You're definitely correct on your first point, a JR pass is only worth it if you plan on taking the Shinkansen more than once (which I personally did), but it's definitely incorrect to say that it's worthless in Tokyo. I personally used it several times a day on the Yamanote line and Chuo line in Tokyo. The only time I didn't use the JR pass for my two weeks in Japan was when I took the Keio line once to an outlying area, and when I used my Odakyu free pass in Hakone.
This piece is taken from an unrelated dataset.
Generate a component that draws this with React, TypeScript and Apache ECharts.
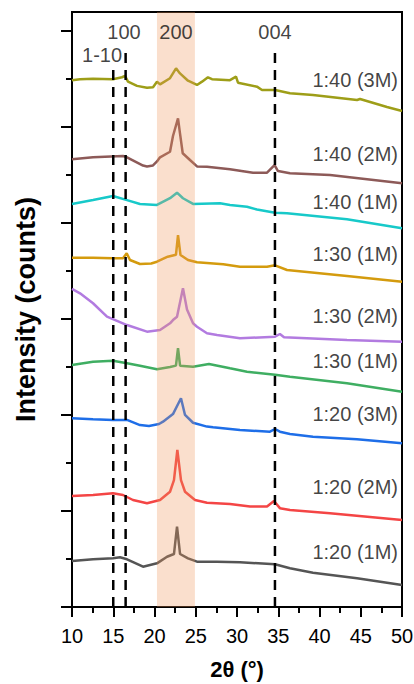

Otherwise, if you're in central Tokyo, I see no reason why you couldn't almost exclusively use your JR pass.




on the train thing, i was lucky and never hit rush hour when we were traveling.  i would highly recommend picking up a jr pass before you go though - it'll save you a lot of time in the train stations because you wont have to worry about tickets on any of the local trains.  it also allows you to ride the shinkansen (bullet train) for free.

A JR pass is only worth it if you're taking the Shinkansen and staying somewhere not in Tokyo. Most of Tokyo doesn't use JR, so it'd be kind of worthless. Odakyu, Oedo, etc. etc. etc. is what you'll be taking around Tokyo which aren't part of JR. If you go to Kyoto or Hokkaido (basically if you take a trip to the Northern or Southern areas)then the JR pass is worth it. Buying a ticket to Kyoto is about the same price as getting a week JR pass.

Oh, I should explain. A JR Pass is basically an unlimited use train pass on the JR Lines. This pass is ONLY available to foreigners and you must buy it in advance before coming to Japan. You local travel agency or what not will have information on this.